Pecker (1998) follows the titular photographer (nicknamed that way because of his eating habits) played by Edward Furlong. Pecker wanders around his hometown of Baltimore (of course), snapping photos of his fellow townsfolk as they ham it up for the cameras. Nothing is too mundane for his lens, from the patrons on the city bus to his little sister’s sugar addiction.
“If only you could concentrate on pretty scenery or something instead of our boring lives,” says Pecker’s mother, an allusion to the John Waters’s work itself. In taking pictures of his surroundings, Pecker aims to archive the world as he sees it, but of course the presence of the camera causes everyone to fill their role. It’s kitsch without the irony; an antidote to the Ghost World-type environment wherein the heroines also cast their co-citizens as characters, yet do so at a distance, shielded by their judgmental contempt. Pecker, instead, creates an aesthetic by paying attention to the often overlooked details in his world. It’s an attitude that can be extended beyond photography into other means of expression – including, of course, style and clothing choices.

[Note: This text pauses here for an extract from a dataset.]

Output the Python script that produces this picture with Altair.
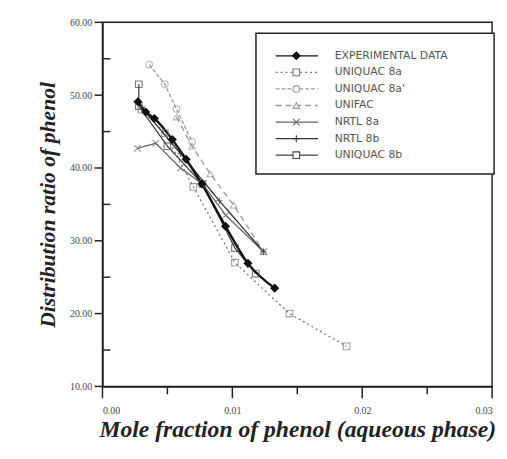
import altair as alt
import pandas as pd

series_names = ["EXPERIMENTAL DATA", "UNIQUAC 8a", "UNIQUAC 8a'", "UNIFAC", "NRTL 8a", "NRTL 8b", "UNIQUAC 8b"]

exp_x = [0.00273, 0.00333, 0.0040, 0.00538, 0.00644, 0.00765, 0.00947, 0.0112, 0.01326]
exp_y = [49.1, 47.7, 46.8, 43.9, 41.2, 37.8, 32.0, 26.9, 23.5]

uq8a_x = [0.0030, 0.0048, 0.0070, 0.0102, 0.0144, 0.0188]
uq8a_y = [48.0, 44.8, 37.4, 27.0, 20.0, 15.5]

uq8a2_x = [0.0036, 0.0048, 0.0057, 0.0069]
uq8a2_y = [54.2, 51.5, 48.1, 43.6]

unifac_x = [0.0057, 0.0069, 0.0083, 0.0101, 0.0124]
unifac_y = [47.0, 43.0, 39.2, 34.9, 28.5]

nrtl8a_x = [0.0027, 0.0041, 0.0060, 0.0077, 0.0095, 0.0124]
nrtl8a_y = [42.7, 43.4, 40.0, 37.8, 33.5, 28.5]

nrtl8b_x = [0.0033, 0.0060, 0.0090, 0.0124]
nrtl8b_y = [47.7, 42.0, 35.5, 28.5]

uq8b_x = [0.0028, 0.0028, 0.0050, 0.0077, 0.0102, 0.0118]
uq8b_y = [51.5, 48.5, 43.0, 37.8, 29.0, 25.5]

x_major = [0.0, 0.01, 0.02, 0.03]
x_minor = [0.005, 0.015, 0.025]
y_major = [10, 20, 30, 40, 50, 60]
y_minor = [15, 25, 35, 45, 55]

all_x = [exp_x, uq8a_x, uq8a2_x, unifac_x, nrtl8a_x, nrtl8b_x, uq8b_x]
all_y = [exp_y, uq8a_y, uq8a2_y, unifac_y, nrtl8a_y, nrtl8b_y, uq8b_y]

rows = []
for name, xs_, ys_ in zip(series_names, all_x, all_y):
    for i, (xv, yv) in enumerate(zip(xs_, ys_)):
        rows.append({"series": name, "x": xv, "y": yv, "order": i})
df = pd.DataFrame(rows)

leg_df = pd.DataFrame({"series": series_names, "idx": list(range(len(series_names)))})

tick_rows = ([{"kind": "xmaj", "v": v} for v in x_major] + [{"kind": "xmin", "v": v} for v in x_minor]
             + [{"kind": "ymaj", "v": v} for v in y_major] + [{"kind": "ymin", "v": v} for v in y_minor])
ticks_df = pd.DataFrame(tick_rows)

shapes = ["diamond", "square", "circle", "triangle-up",
          "M-1,-1L1,1M-1,1L1,-1", "M-1,0L1,0M0,-1L0,1", "square"]
colors = ["#111111", "#777777", "#9a9a9a", "#999999", "#666666", "#333333", "#444444"]
dashes = [[1, 0], [2, 3], [4, 2], [6, 4], [1, 0], [1, 0], [1, 0]]

color_s = alt.Scale(domain=series_names, range=colors)
shape_s = alt.Scale(domain=series_names, range=shapes)
dash_s = alt.Scale(domain=series_names, range=dashes)

xs = alt.Scale(domain=[0, 0.03], nice=False)
ys = alt.Scale(domain=[10, 60], nice=False)

x_axis = alt.Axis(
    title="Mole fraction of phenol (aqueous phase)",
    values=x_major, format=".2f", ticks=False,
    labelPadding=20, labelFont="Liberation Serif", labelFontSize=10, labelColor="#444",
    titleFont="Liberation Serif", titleFontSize=24, titleFontStyle="italic", titleFontWeight="bold",
    titleColor="#222", titlePadding=2, domain=True, domainColor="#222", domainWidth=1.5, grid=False,
)
y_axis = alt.Axis(
    title="Distribution ratio of phenol",
    values=y_major, format=".2f", ticks=False,
    labelPadding=11, labelFont="Liberation Serif", labelFontSize=10, labelColor="#444",
    titleFont="Liberation Serif", titleFontSize=22, titleFontStyle="italic", titleFontWeight="bold",
    titleColor="#222", titlePadding=10, domain=True, domainColor="#222", domainWidth=1.5, grid=False,
)

base = alt.Chart(df)
X = alt.X("x:Q", scale=xs, axis=x_axis)
Y = alt.Y("y:Q", scale=ys, axis=y_axis)

lines_other = base.transform_filter(alt.datum.series != "EXPERIMENTAL DATA").mark_line(strokeWidth=1.3).encode(
    x=X, y=Y, order="order:Q",
    color=alt.Color("series:N", scale=color_s, legend=None),
    strokeDash=alt.StrokeDash("series:N", scale=dash_s, legend=None),
)
line_exp = base.transform_filter(alt.datum.series == "EXPERIMENTAL DATA").mark_line(
    strokeWidth=2.4, interpolate="monotone", color="#111").encode(x=X, y=Y, order="order:Q")
pts_other = base.transform_filter(alt.datum.series != "EXPERIMENTAL DATA").mark_point(
    filled=False, size=45, strokeWidth=1.1).encode(
    x=X, y=Y,
    color=alt.Color("series:N", scale=color_s, legend=None),
    shape=alt.Shape("series:N", scale=shape_s, legend=None),
)
pts_exp = base.transform_filter(alt.datum.series == "EXPERIMENTAL DATA").mark_point(
    filled=True, size=85, color="#111", shape="diamond", opacity=1).encode(x=X, y=Y)

main = alt.layer(lines_other, line_exp, pts_other, pts_exp)

tb = alt.Chart(ticks_df)
xmaj_t = tb.transform_filter(alt.datum.kind == "xmaj").mark_rule(color="#222", strokeWidth=1.5).encode(
    x=alt.X("v:Q", scale=xs, axis=None), y=alt.value(370), y2=alt.value(382))
xmin_t = tb.transform_filter(alt.datum.kind == "xmin").mark_rule(color="#222", strokeWidth=1.5).encode(
    x=alt.X("v:Q", scale=xs, axis=None), y=alt.value(370), y2=alt.value(378))
ymaj_t = tb.transform_filter(alt.datum.kind == "ymaj").mark_rule(color="#222", strokeWidth=1.5).encode(
    y=alt.Y("v:Q", scale=ys, axis=None), x=alt.value(-8), x2=alt.value(0))
ymin_t = tb.transform_filter(alt.datum.kind == "ymin").mark_rule(color="#222", strokeWidth=1.5).encode(
    y=alt.Y("v:Q", scale=ys, axis=None), x=alt.value(0), x2=alt.value(8))
ticks = alt.layer(xmaj_t, xmin_t, ymaj_t, ymin_t)

frame = alt.Chart(pd.DataFrame({"a": [0]})).mark_rect(
    fill="white", fillOpacity=0, stroke="#222", strokeWidth=1.5).encode(
    x=alt.value(0), x2=alt.value(396), y=alt.value(0), y2=alt.value(370))
leg_box = alt.Chart(pd.DataFrame({"a": [0]})).mark_rect(
    fill="white", stroke="#222", strokeWidth=1.5).encode(
    x=alt.value(156), x2=alt.value(398), y=alt.value(11), y2=alt.value(154))

LY = alt.Y("idx:Q", scale=alt.Scale(domain=[0, 6], range=[34, 135]), axis=None)
leg_base = alt.Chart(leg_df)
leg_lines = leg_base.mark_rule(strokeWidth=1.3).encode(
    x=alt.value(176), x2=alt.value(219), y=LY,
    color=alt.Color("series:N", scale=color_s, legend=None),
    strokeDash=alt.StrokeDash("series:N", scale=dash_s, legend=None),
)
leg_pts = leg_base.transform_filter(alt.datum.series != "EXPERIMENTAL DATA").mark_point(
    filled=False, size=45, strokeWidth=1.1, fill="white", fillOpacity=1).encode(
    x=alt.value(197), y=LY,
    color=alt.Color("series:N", scale=color_s, legend=None),
    shape=alt.Shape("series:N", scale=shape_s, legend=None),
)
leg_exp = leg_base.transform_filter(alt.datum.series == "EXPERIMENTAL DATA").mark_point(
    filled=True, size=85, color="#111", shape="diamond", opacity=1).encode(x=alt.value(197), y=LY)
leg_text = leg_base.mark_text(align="left", baseline="middle", font="DejaVu Sans",
                              fontSize=11, color="#555").encode(
    x=alt.value(236), y=LY, text="series:N")

legend = alt.layer(frame, leg_box, leg_lines, leg_pts, leg_exp, leg_text)

chart = alt.layer(main, ticks, legend).resolve_scale(y="independent", x="independent").properties(
    width=396, height=370,
    autosize=alt.AutoSizeParams(type="none"),
    padding={"left": 96, "top": 11, "right": 7, "bottom": 60},
).configure_view(stroke="#222", strokeWidth=1.5).configure(background="white")

chart.save("out.html", embed_options={"renderer": "svg", "actions": False})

His snapshots catch the attention of the New York art world, and the scenes in Manhattan are decidedly less fun than those in Baltimore. More interesting are the scenes wherein the art critics pay a visit to Pecker’s hometown. When an art dealer tells Pecker’s girlfriend Shelley, “I love your look,” Shelly looks down, unaware that she had a look.
The art world’s attempt to commodify and replicate Pecker’s aesthetic vision fails because Pecker’s aesthetic defies artifice. It’s found in his grandmother’s religious convictions, materialized through a Virgin Mary statue that she swears speaks to her. It’s in his older sister’s job at a male strib club, where the anticipated performances are strewn off course by the spontaneity of its environment. It’s in his best friend’s machismo, compensating for his ultimately benign existence through crude language and petty theft.
The film culminates with Pecker and Shelley reconciling after a fight. Shelley, tired of the pretension of the modern art world, retreats into her job at the laundromat. The laundromat to Shelley is what photography, and by extension Baltimore, is to Pecker. Pecker convinces her that art is everywhere, even in a laundry hamper.
“The brilliant green of a grass stain?” asks Shelley. “The aqua blue of cold water as it dilutes a violent red blood—that’s art?” to which Pecker replies emphatically yes.
In Pecker’s world, art cannot be contrived or fall upon pretence. It happens naturally, by seeing the beauty in one’s natural obsessions, no matter how ugly they may seem to the rest of the world. The double entendres are just a bonus.